> **What the exercise asks**
Reproduce exactly the lines below, from the first one through the line containing "errorbar=None, saturation=1, linewidth=0, ax=ax, zorder=3)", and omit any pictures.

________________________________________

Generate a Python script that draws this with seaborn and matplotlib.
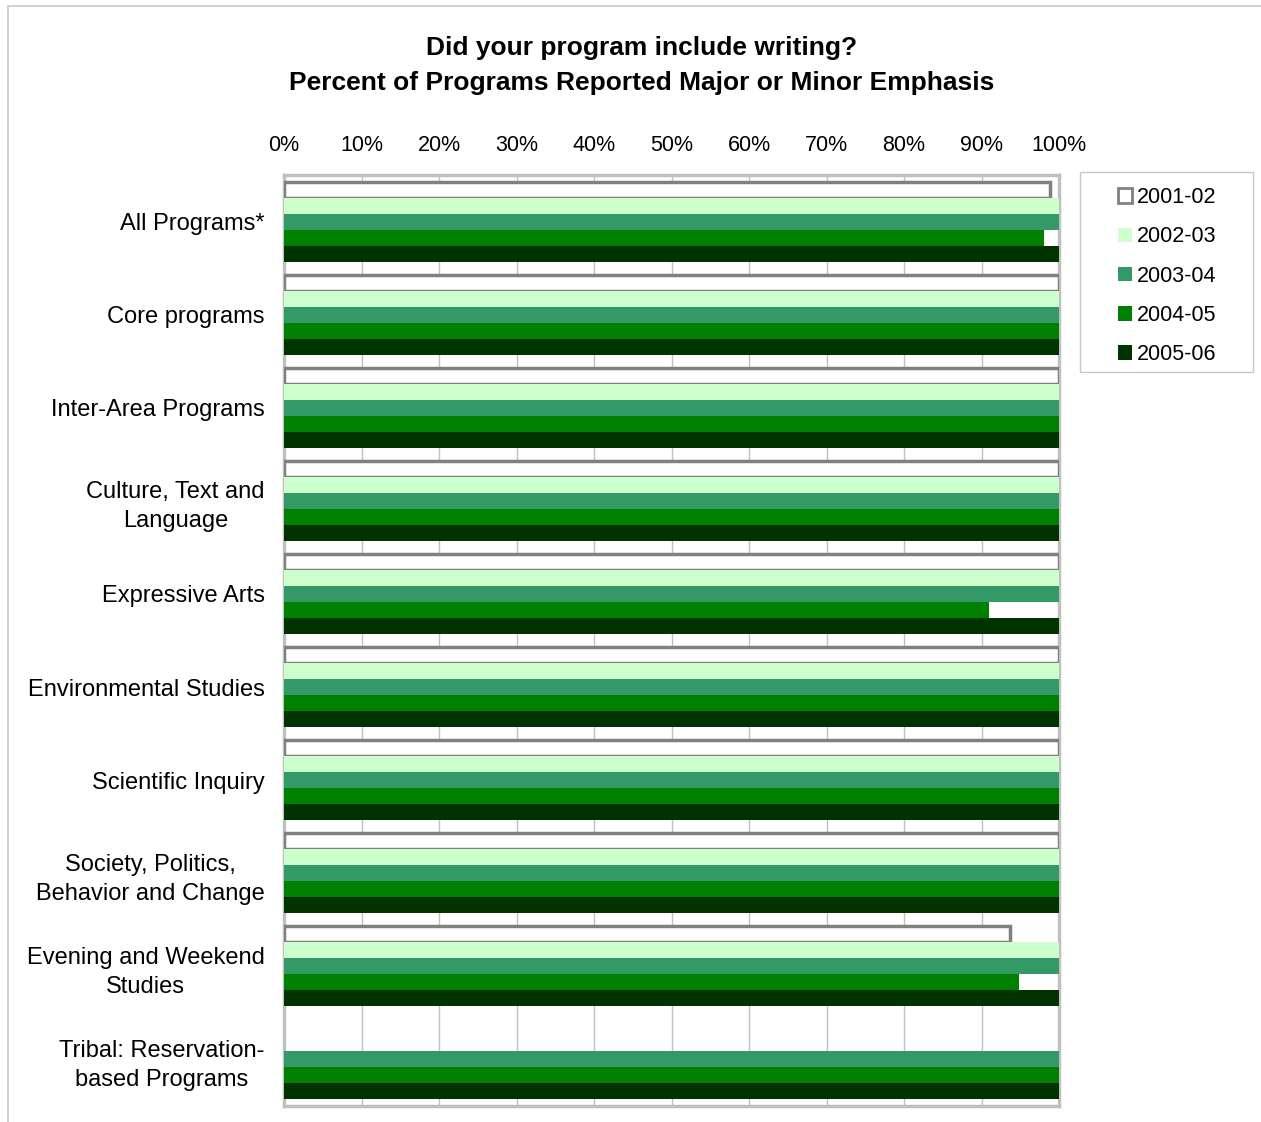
import numpy as np
import pandas as pd
import matplotlib
matplotlib.use("Agg")
import matplotlib.pyplot as plt
import seaborn as sns
from matplotlib.patches import Patch, Rectangle

# Datos
programs = ["All Programs*", "Core programs", "Inter-Area Programs",
            "Culture, Text and\nLanguage", "Expressive Arts",
            "Environmental Studies", "Scientific Inquiry",
            "Society, Politics,\nBehavior and Change",
            "Evening and Weekend\nStudies", "Tribal: Reservation-\nbased Programs"]
years = ["2001-02", "2002-03", "2003-04", "2004-05", "2005-06"]

y2001 = [0.988, 1.0, 1.0, 1.0, 1.0, 1.0, 1.0, 1.0, 0.937, np.nan]
y2002 = [1.0, 1.0, 1.0, 1.0, 1.0, 1.0, 1.0, 1.0, 1.0, np.nan]
y2003 = [1.0, 1.0, 1.0, 1.0, 1.0, 1.0, 1.0, 1.0, 1.0, 1.0]
y2004 = [0.980, 1.0, 1.0, 1.0, 0.910, 1.0, 1.0, 1.0, 0.948, 1.0]
y2005 = [1.0, 1.0, 1.0, 1.0, 1.0, 1.0, 1.0, 1.0, 1.0, 1.0]

colors = ["#ffffff", "#ccffcc", "#339966", "#008000", "#003300"]

rows = []
for yr, vals in zip(years, [y2001, y2002, y2003, y2004, y2005]):
    for p, v in zip(programs, vals):
        if not np.isnan(v):
            rows.append({"Program": p, "Year": yr, "Pct": v})
df = pd.DataFrame(rows)

sns.set_style("white")
plt.rcParams["font.family"] = ["Liberation Sans", "DejaVu Sans"]
plt.rcParams["text.color"] = "black"
plt.rcParams["xtick.color"] = "black"
plt.rcParams["ytick.color"] = "black"

W, H = 1261, 1122
fig = plt.figure(figsize=(W / 100, H / 100), dpi=100)
ax = fig.add_axes([284 / W, 1 - 1106 / H, 775 / W, 931 / H])

sns.barplot(data=df, y="Program", x="Pct", hue="Year", order=programs,
            hue_order=years, palette=colors, orient="h", width=0.86,
            errorbar=None, saturation=1, linewidth=0, ax=ax, zorder=3)

# Serie 2001-02: barra blanca con borde gris
for bar in ax.containers[0]:
    bar.set_edgecolor("#808080")
    bar.set_linewidth(2.5)

ax.set_xlim(0, 1)
ax.set_ylim(len(programs) - 0.5, -0.5)
ticks = np.arange(0, 1.01, 0.1)
ax.set_xticks(ticks)
ax.set_xticklabels([f"{int(round(t * 100))}%" for t in ticks])
ax.xaxis.tick_top()
ax.tick_params(axis="x", length=0, pad=13.5, labelsize=15.5)
ax.tick_params(axis="y", length=0, pad=14, labelsize=17)
for lbl in ax.get_yticklabels():
    lbl.set_multialignment("center")
    lbl.set_linespacing(1.4)
ax.set_xlabel("")
ax.set_ylabel("")
ax.grid(axis="x", color="#c0c0c0", linewidth=1, zorder=0)
for s in ax.spines.values():
    s.set_color("#c0c0c0")
    s.set_linewidth(2.5)

fig.text(642 / W, 1 - 48 / H, "Did your program include writing?",
         ha="center", va="center", fontsize=19, fontweight="bold")
fig.text(642 / W, 1 - 83 / H, "Percent of Programs Reported Major or Minor Emphasis",
         ha="center", va="center", fontsize=19, fontweight="bold")

# Leyenda con marco propio
ax.get_legend().remove()
handles = [Patch(facecolor=c, edgecolor=("#808080" if i == 0 else c),
                 linewidth=(2 if i == 0 else 0)) for i, c in enumerate(colors)]
fig.legend(handles, years, loc="upper left",
           bbox_to_anchor=(1118 / W, 1 - 187 / H),
           frameon=False, fontsize=15.5,
           handlelength=0.65, handleheight=0.65, handletextpad=0.25,
           labelspacing=0.85, borderpad=0, borderaxespad=0)
fig.patches.append(Rectangle((1080 / W, 1 - 372 / H), 173 / W, 200 / H,
                             transform=fig.transFigure, fill=False,
                             edgecolor="#c8c8c8", linewidth=1))

# Borde exterior del gráfico
fig.patches.append(Rectangle((8 / W, -0.01), 1.0, 1 - 6 / H + 0.01,
                             transform=fig.transFigure, fill=False,
                             edgecolor="#c8c8c8", linewidth=1.2))

fig.savefig("out.png", dpi=100)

________________________________________

> **Worked answer**
Generate a Python script that draws this with seaborn and matplotlib.
import numpy as np
import pandas as pd
import matplotlib
matplotlib.use("Agg")
import matplotlib.pyplot as plt
import seaborn as sns
from matplotlib.patches import Patch, Rectangle

# Datos
programs = ["All Programs*", "Core programs", "Inter-Area Programs",
            "Culture, Text and\nLanguage", "Expressive Arts",
            "Environmental Studies", "Scientific Inquiry",
            "Society, Politics,\nBehavior and Change",
            "Evening and Weekend\nStudies", "Tribal: Reservation-\nbased Programs"]
years = ["2001-02", "2002-03", "2003-04", "2004-05", "2005-06"]

y2001 = [0.988, 1.0, 1.0, 1.0, 1.0, 1.0, 1.0, 1.0, 0.937, np.nan]
y2002 = [1.0, 1.0, 1.0, 1.0, 1.0, 1.0, 1.0, 1.0, 1.0, np.nan]
y2003 = [1.0, 1.0, 1.0, 1.0, 1.0, 1.0, 1.0, 1.0, 1.0, 1.0]
y2004 = [0.980, 1.0, 1.0, 1.0, 0.910, 1.0, 1.0, 1.0, 0.948, 1.0]
y2005 = [1.0, 1.0, 1.0, 1.0, 1.0, 1.0, 1.0, 1.0, 1.0, 1.0]

colors = ["#ffffff", "#ccffcc", "#339966", "#008000", "#003300"]

rows = []
for yr, vals in zip(years, [y2001, y2002, y2003, y2004, y2005]):
    for p, v in zip(programs, vals):
        if not np.isnan(v):
            rows.append({"Program": p, "Year": yr, "Pct": v})
df = pd.DataFrame(rows)

sns.set_style("white")
plt.rcParams["font.family"] = ["Liberation Sans", "DejaVu Sans"]
plt.rcParams["text.color"] = "black"
plt.rcParams["xtick.color"] = "black"
plt.rcParams["ytick.color"] = "black"

W, H = 1261, 1122
fig = plt.figure(figsize=(W / 100, H / 100), dpi=100)
ax = fig.add_axes([284 / W, 1 - 1106 / H, 775 / W, 931 / H])

sns.barplot(data=df, y="Program", x="Pct", hue="Year", order=programs,
            hue_order=years, palette=colors, orient="h", width=0.86,
            errorbar=None, saturation=1, linewidth=0, ax=ax, zorder=3)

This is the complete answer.